Farmers typically plant soybeans - edamame or otherwise - in the spring. The plants sprout, grow leaves and flowers and, eventually, bean pods. Most commercially produced soy is left to dry in the fields before its seeds are harvested to make oil and animal feed. Edamame, on the other hand, is picked when the bean pods are green and tender.
"Once it's harvested, you've got a certain amount of time to get it to the processing plant to get it processed or you start losing quality and you start losing product," said Jeremy Ross, an extension soybean specialist at the University of Arkansas Cooperative Extension Service.
Gaesser has been growing edamame for several years now and said he would consider planting more, but there's not a processing plant close enough to his farm to make it practical.
In Arkansas, Chung and his father convinced nearby farmers to grow some 900 acres of edamame last year for his company, American Vegetable Soybean & Edamame Inc. He plans to increase that number this year, although he wouldn't say by exactly how much. He wouldn't allow The Associated Press to talk to his farmers, either, citing confidentiality agreements.
Chung is protective of his company's share of what he estimates is a $175 million to $200 million market, with 25,000 to 30,000 tons of edamame being consumed each year in the United States.

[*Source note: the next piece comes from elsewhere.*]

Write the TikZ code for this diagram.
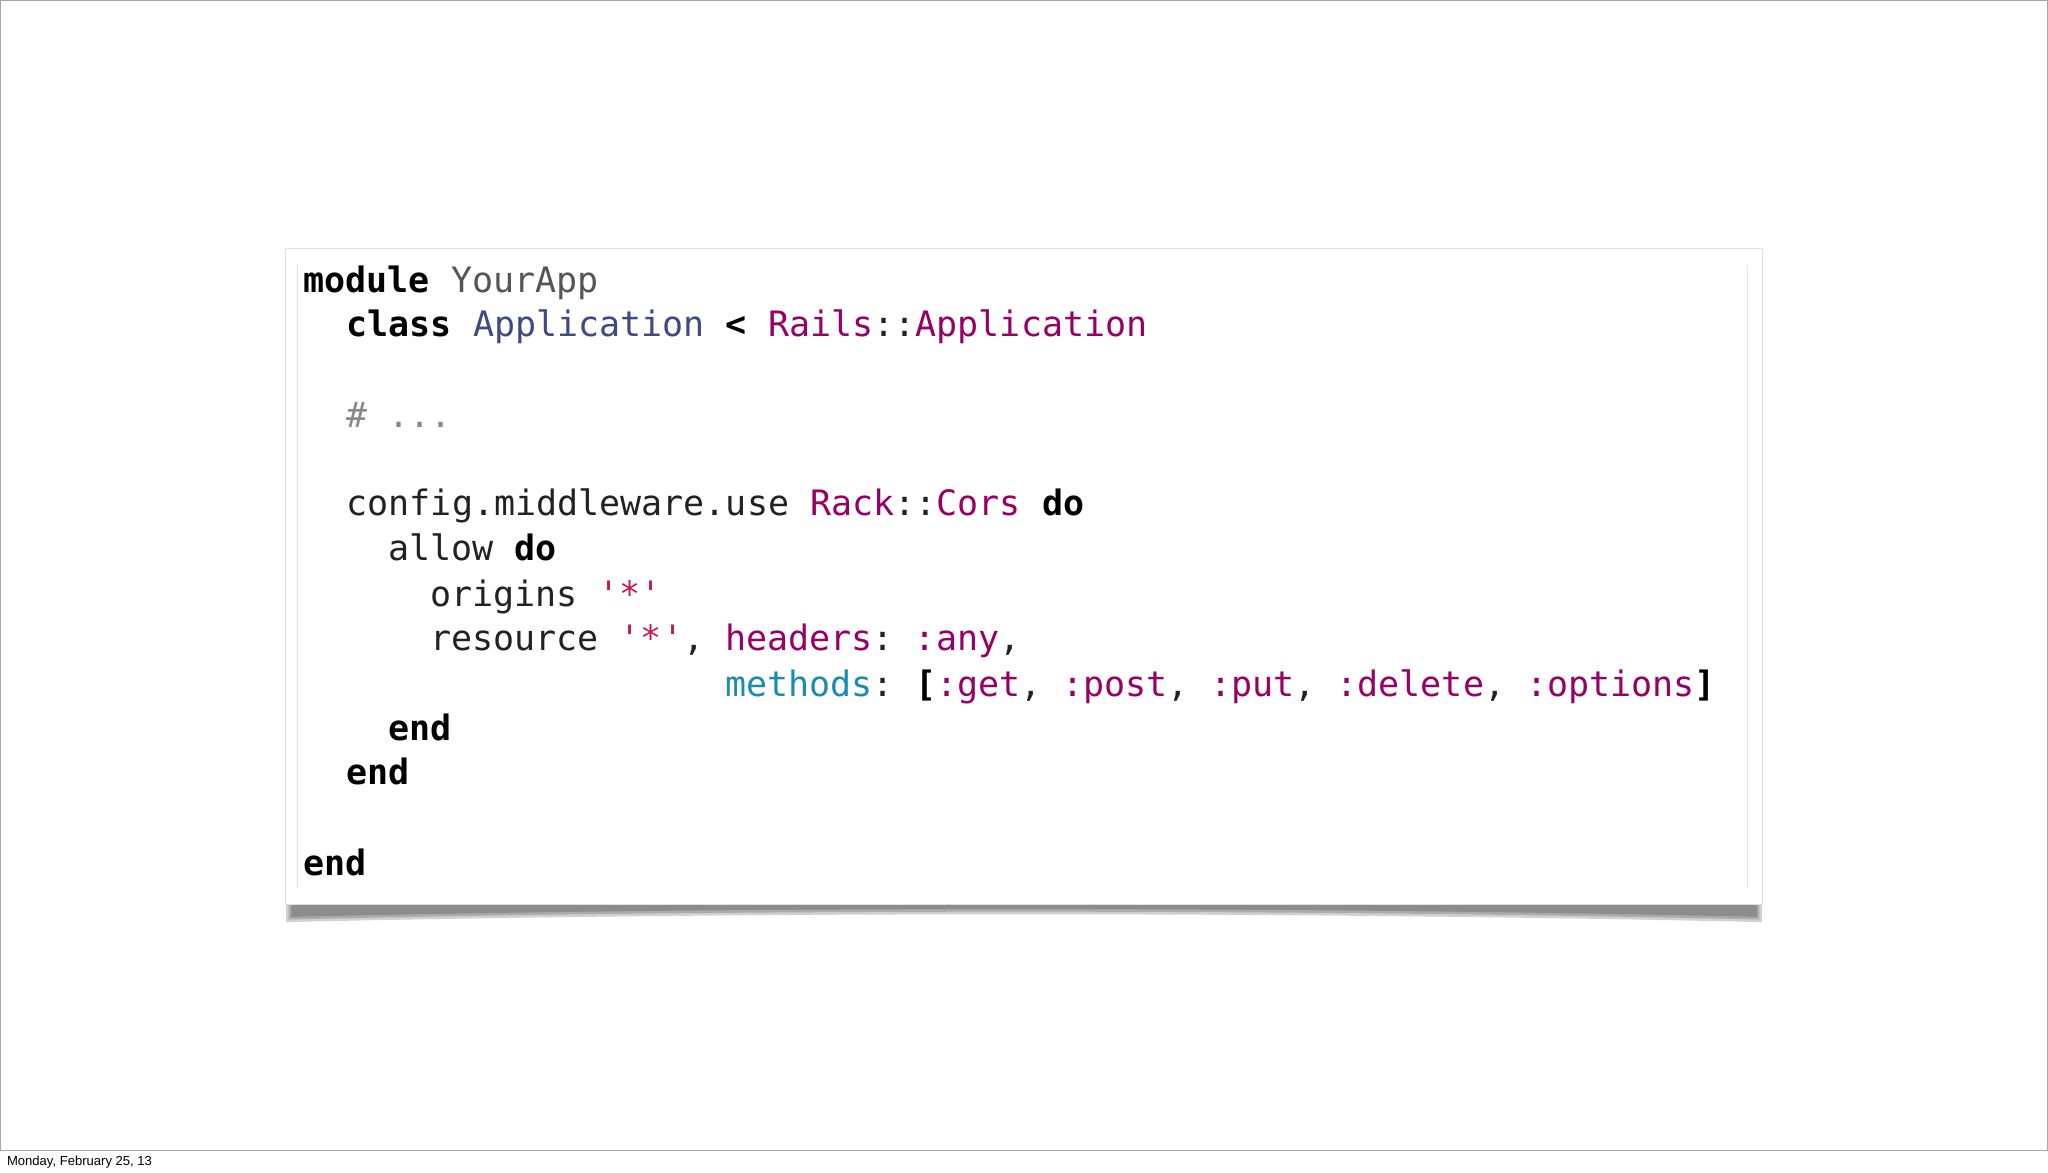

All the edamame frozen at his plant about 140 miles northwest of Little Rock is grown in the U.S. Chung and Gaesser said that edamame could be more profitable for farmers than other kinds of soybeans.
Chung's company is selling now to stores including Sam's Club and Whole Foods. Someday, he hopes to export American-grown edamame to Asia, where people have been eating it for centuries.
"There's a big middle class that's emerging in China, and they're becoming more educated about food choices," Chung said. "And so, to them, when they see a 'Made in the USA' label . . . they want it."